Most people in business would agree that the dog-eat-dog mentality most celebrated in the 1980s has passed its high water mark, giving ground to cultures that value collaboration and mutual benefit. Yet shows such as The Apprentice still depict ruthlessness and uncompromising nature as the hallmark of the business success, and fictional characters from Gordon Gecko to Patrick Bateman further the idea that value-creators are a little psychopathic. Investigation of the 'dark-side' traits of leadership has started to focus on this notion: a recent report describes ongoing research suggesting these traits are present in start-up entrepreneurs, and may even be helpful to their success. This matters if it were so, and a London-based team of Reece Akhtar, Gorkan Ahmetoglu, and Tomas Chamorro-Premuzic have just published research into this issue, canvassing 435 individuals through an online survey.
The research looked at entrepreneurialism both as a personal trait, using the Measure of Entrepreneurial Tendencies and Abilities (META), and in terms of involvement in entrepreneurial activities. In this study, this was defined widely to include achievements and activities that relate to the researchers core definition of entrepreneurialism: innovation, value creation, and taking opportunities. So success included not only selling ideas and inventing products, but organising events and helping create social institutions.
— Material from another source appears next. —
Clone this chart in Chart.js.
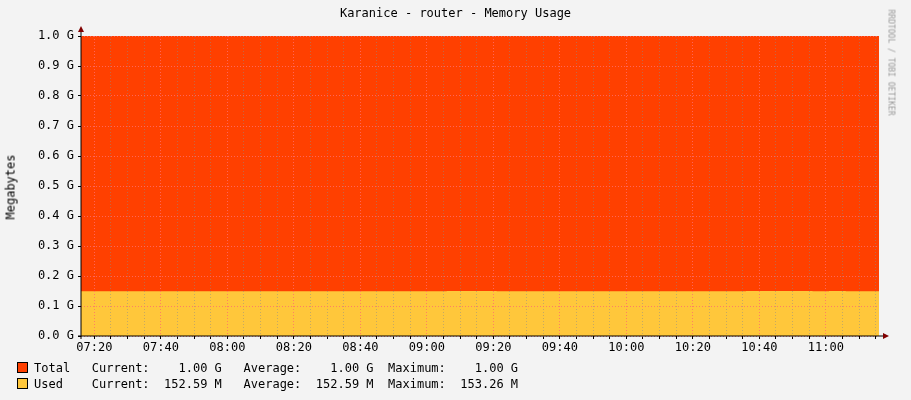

Participants also responded to Levenson's self-report scale on psychopathic tendencies. The team predicted that different facets of psychopathy might mean different things for entrepreneurialism. Primary psychopathy involves narcissism, manipulation of others and low empathy, and was measured by agreement with items such as one beginning 'success is based on the survival of the fittest'. This was predicted to facilitate entrepreneurialism through competition and exploiting opportunities. Secondary psychopathy, meanwhile, involves lifestyle behaviours such as impulsivity or parasitic dependence, and anti-social behaviour such as criminal activity and recidivism. Given how these traits look likely to create more problems than they solve and alienate others in the process, they were predicted to actually impede entrepreneurial activities.
Akhtar and his colleagues built a statistical model of the data (including demographics and other basic controls) to determine what factors mattered when others were taken into account. META had a strong relationship of .72 with the overall entrepreneurial activity of the individual. Secondary psychopathy turned out to have no significant relationships to entrepreneurial traits (META) or activities. Meanwhile, primary psychopathy - that Darwinian 'me-first' mentality - was moderately linked to META ratings. But once META was taken into account, primary psychopathy had little bearing on whether an individual had entrepreneurial achievements or activities. The only exception that was found was in one sub-domain - building and benefiting society - and this relationship was negative, which is in this case makes intuitive sense.
This study suggests that for a broad definition of entrepreneurialism, the perception that psychopathic traits are needed is a false one. It may be that they can occur alongside other more pertinent traits, but their quintessentially psychopathic elements don't make for a better entrepreneur: they can even undermine their effectiveness. It may yet be true that entrepreneurs value getting ahead over getting along, but far from fetishising these dark-side traits, we should treat them with appropriate caution. Apprentice-makers, take note.